The New Mexico State Legislature has conferred police powers to counties through NMSA 1978, Section 4-37-1 (Repl.Pamp.1992), which states that:

[CJounties are granted the same powers that are granted municipalities____ Included in this grant of powers ... are those powers necessary and proper to provide for the safety, preserve the health, promote the prosperity and improve the morals, order, comfort and convenience of any county or its inhabitants. The board of county commissioners may make and publish any ordinance to discharge these powers not inconsistent with statutory or constitutional limitations placed on counties.

The Board is given express and implied authority by the legislature to regulate subdivisions within its boundaries. These regulations require water of an acceptable quality for subdivision use, solid and liquid waste disposal, and “any other matter relating to subdivisions which the board of county commissioners feels is necessary to insure that development is well planned.” § 47-6-9(A)(ll).

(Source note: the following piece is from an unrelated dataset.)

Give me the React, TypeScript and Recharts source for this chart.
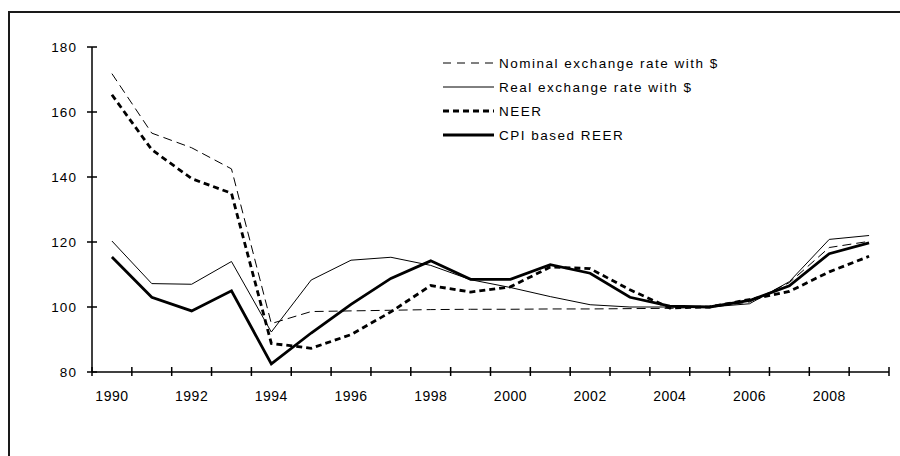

Restrictions upon the use of one’s property are imposed by state and local governments pursuant to police power. The United States Supreme Court has long held that governments may, pursuant to police power, adopt zoning ordinances that regulate the manner in which real property may be used. Agins v. City of Tiburon, 447 U.S. 255, 100 S.Ct. 2138, 65 L.Ed.2d 106 (1980). “When used to promote the public interest, [zoning] is justified and has been upheld as a legitimate exercise of the police power.” Miller v. City of Albuquerque, 89 N.M. 503, 505, 554 P.2d 665, 667 (1976); City of Santa Fe v. Gamble-Skogmo, Inc., 73 N.M. 410, 389 P.2d 13 (1964).

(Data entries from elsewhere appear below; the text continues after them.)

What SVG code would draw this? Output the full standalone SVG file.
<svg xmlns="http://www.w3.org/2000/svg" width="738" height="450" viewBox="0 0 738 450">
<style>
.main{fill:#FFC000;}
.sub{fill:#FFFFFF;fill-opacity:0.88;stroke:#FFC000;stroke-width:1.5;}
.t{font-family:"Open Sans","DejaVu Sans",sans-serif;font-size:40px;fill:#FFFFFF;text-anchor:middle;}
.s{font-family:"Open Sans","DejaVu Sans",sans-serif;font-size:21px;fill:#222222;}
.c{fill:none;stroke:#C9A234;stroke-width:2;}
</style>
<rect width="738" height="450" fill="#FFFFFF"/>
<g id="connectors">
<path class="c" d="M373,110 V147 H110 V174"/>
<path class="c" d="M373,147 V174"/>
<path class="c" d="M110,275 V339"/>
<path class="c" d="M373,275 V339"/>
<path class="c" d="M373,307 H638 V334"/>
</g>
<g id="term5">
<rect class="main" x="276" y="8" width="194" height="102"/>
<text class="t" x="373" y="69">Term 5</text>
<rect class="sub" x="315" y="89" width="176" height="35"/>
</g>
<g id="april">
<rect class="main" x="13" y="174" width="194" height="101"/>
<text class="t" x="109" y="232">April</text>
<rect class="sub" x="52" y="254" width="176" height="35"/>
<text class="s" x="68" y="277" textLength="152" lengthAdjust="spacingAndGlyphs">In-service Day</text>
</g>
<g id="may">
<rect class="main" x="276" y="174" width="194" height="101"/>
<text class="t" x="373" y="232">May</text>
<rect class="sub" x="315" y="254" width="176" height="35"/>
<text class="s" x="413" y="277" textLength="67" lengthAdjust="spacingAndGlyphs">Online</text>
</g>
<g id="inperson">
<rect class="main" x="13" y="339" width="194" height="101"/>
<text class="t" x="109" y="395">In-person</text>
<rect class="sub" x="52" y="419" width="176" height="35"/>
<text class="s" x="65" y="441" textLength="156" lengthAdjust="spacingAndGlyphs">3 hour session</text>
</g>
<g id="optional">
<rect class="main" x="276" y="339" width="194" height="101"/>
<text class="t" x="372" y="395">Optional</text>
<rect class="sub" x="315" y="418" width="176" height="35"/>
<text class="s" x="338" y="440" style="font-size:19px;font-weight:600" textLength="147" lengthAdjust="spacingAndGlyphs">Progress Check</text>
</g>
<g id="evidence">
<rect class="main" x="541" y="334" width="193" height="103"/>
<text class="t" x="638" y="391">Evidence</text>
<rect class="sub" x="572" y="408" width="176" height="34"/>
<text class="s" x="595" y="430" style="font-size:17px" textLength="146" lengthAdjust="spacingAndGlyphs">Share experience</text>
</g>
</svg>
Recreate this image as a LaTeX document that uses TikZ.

Where the Board enacted a moratorium for the purpose of, inter alia, promulgating more stringent waste disposal requirements for subdivisions, and where such requirements and restrictions reasonably advanced a legitimate state interest in the safety and health of the inhabitants of Rio Arriba County, we hold that the Board’s moratorium was a valid exercise of its police power and its express and implied authority. See Abraham v. City of Mandeville, 638 F.Supp. 1108 (E.D.La.1986) (city council’s moratorium on issuance of building permits was a fair exercise of its police power), aff'd, 814 F.2d 657 (5th Cir.1987); see also Sun Ridge Dev., Inc. v. City of Cheyenne, 787 P.2d 583 (Wyo.1990) (moratorium on building permits was a reasonable response to drainage problems and city’s use of a moratorium was a valid exercise of its police power).


We affirm the district court’s finding that the Board did not act arbitrarily, capriciously, in abuse of its discretion, or otherwise not in accordance with law.


MINZNER, C.J., and PICKARD, J„ concur.